THE PROBLEM
Set down each record below precisely, skipping the pictures.

EXTRACTED INFORMATION
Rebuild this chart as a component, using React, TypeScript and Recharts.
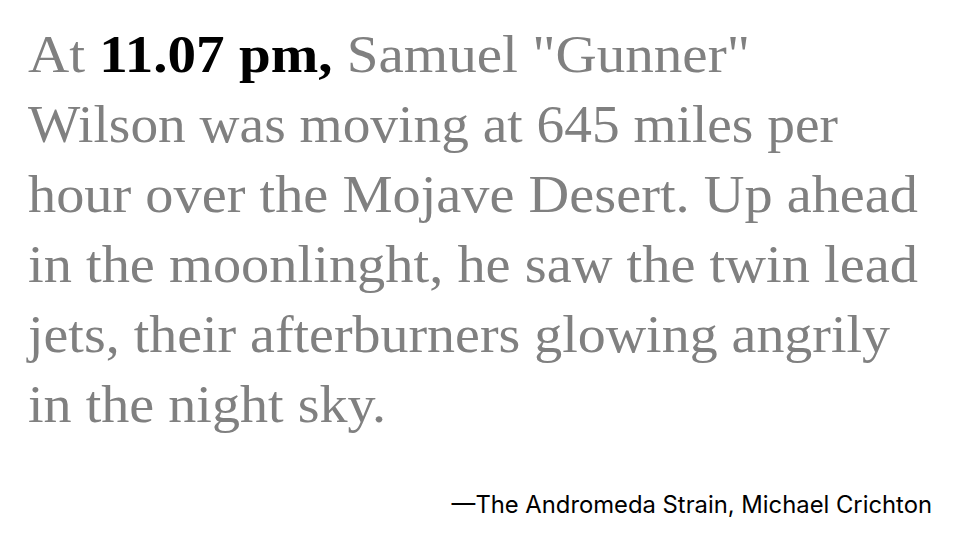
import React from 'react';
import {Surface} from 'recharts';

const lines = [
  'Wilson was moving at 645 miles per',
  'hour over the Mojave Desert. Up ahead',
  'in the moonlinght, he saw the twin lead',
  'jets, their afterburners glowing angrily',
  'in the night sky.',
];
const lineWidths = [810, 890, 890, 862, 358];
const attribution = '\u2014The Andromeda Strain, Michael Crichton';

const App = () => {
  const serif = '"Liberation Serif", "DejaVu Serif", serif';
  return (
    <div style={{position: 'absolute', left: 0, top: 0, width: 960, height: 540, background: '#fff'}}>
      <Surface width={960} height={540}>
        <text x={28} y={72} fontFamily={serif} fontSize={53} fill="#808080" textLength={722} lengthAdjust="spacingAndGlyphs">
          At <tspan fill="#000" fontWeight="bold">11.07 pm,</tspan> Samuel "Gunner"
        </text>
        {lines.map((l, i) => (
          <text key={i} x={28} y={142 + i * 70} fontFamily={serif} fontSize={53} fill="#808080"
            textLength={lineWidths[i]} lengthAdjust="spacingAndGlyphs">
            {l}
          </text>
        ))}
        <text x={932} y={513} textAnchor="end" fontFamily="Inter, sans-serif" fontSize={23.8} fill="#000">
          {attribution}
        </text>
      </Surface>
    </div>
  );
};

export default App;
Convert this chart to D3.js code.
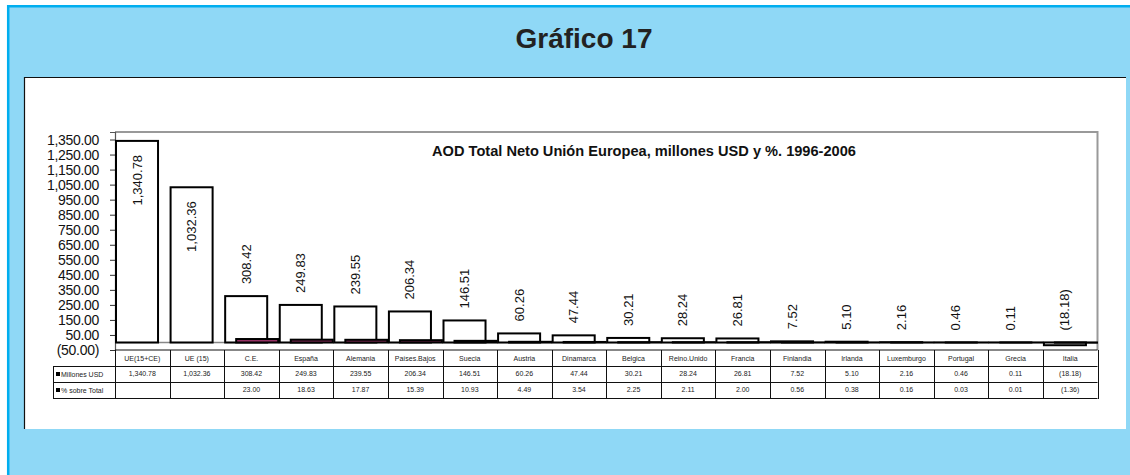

THE ANSWER
Rebuild this chart as a component, using React, TypeScript and Recharts.
import React from 'react';
import {Surface} from 'recharts';

const lines = [
  'Wilson was moving at 645 miles per',
  'hour over the Mojave Desert. Up ahead',
  'in the moonlinght, he saw the twin lead',
  'jets, their afterburners glowing angrily',
  'in the night sky.',
];
const lineWidths = [810, 890, 890, 862, 358];
const attribution = '\u2014The Andromeda Strain, Michael Crichton';

const App = () => {
  const serif = '"Liberation Serif", "DejaVu Serif", serif';
  return (
    <div style={{position: 'absolute', left: 0, top: 0, width: 960, height: 540, background: '#fff'}}>
      <Surface width={960} height={540}>
        <text x={28} y={72} fontFamily={serif} fontSize={53} fill="#808080" textLength={722} lengthAdjust="spacingAndGlyphs">
          At <tspan fill="#000" fontWeight="bold">11.07 pm,</tspan> Samuel "Gunner"
        </text>
        {lines.map((l, i) => (
          <text key={i} x={28} y={142 + i * 70} fontFamily={serif} fontSize={53} fill="#808080"
            textLength={lineWidths[i]} lengthAdjust="spacingAndGlyphs">
            {l}
          </text>
        ))}
        <text x={932} y={513} textAnchor="end" fontFamily="Inter, sans-serif" fontSize={23.8} fill="#000">
          {attribution}
        </text>
      </Surface>
    </div>
  );
};

export default App;
Convert this chart to D3.js code.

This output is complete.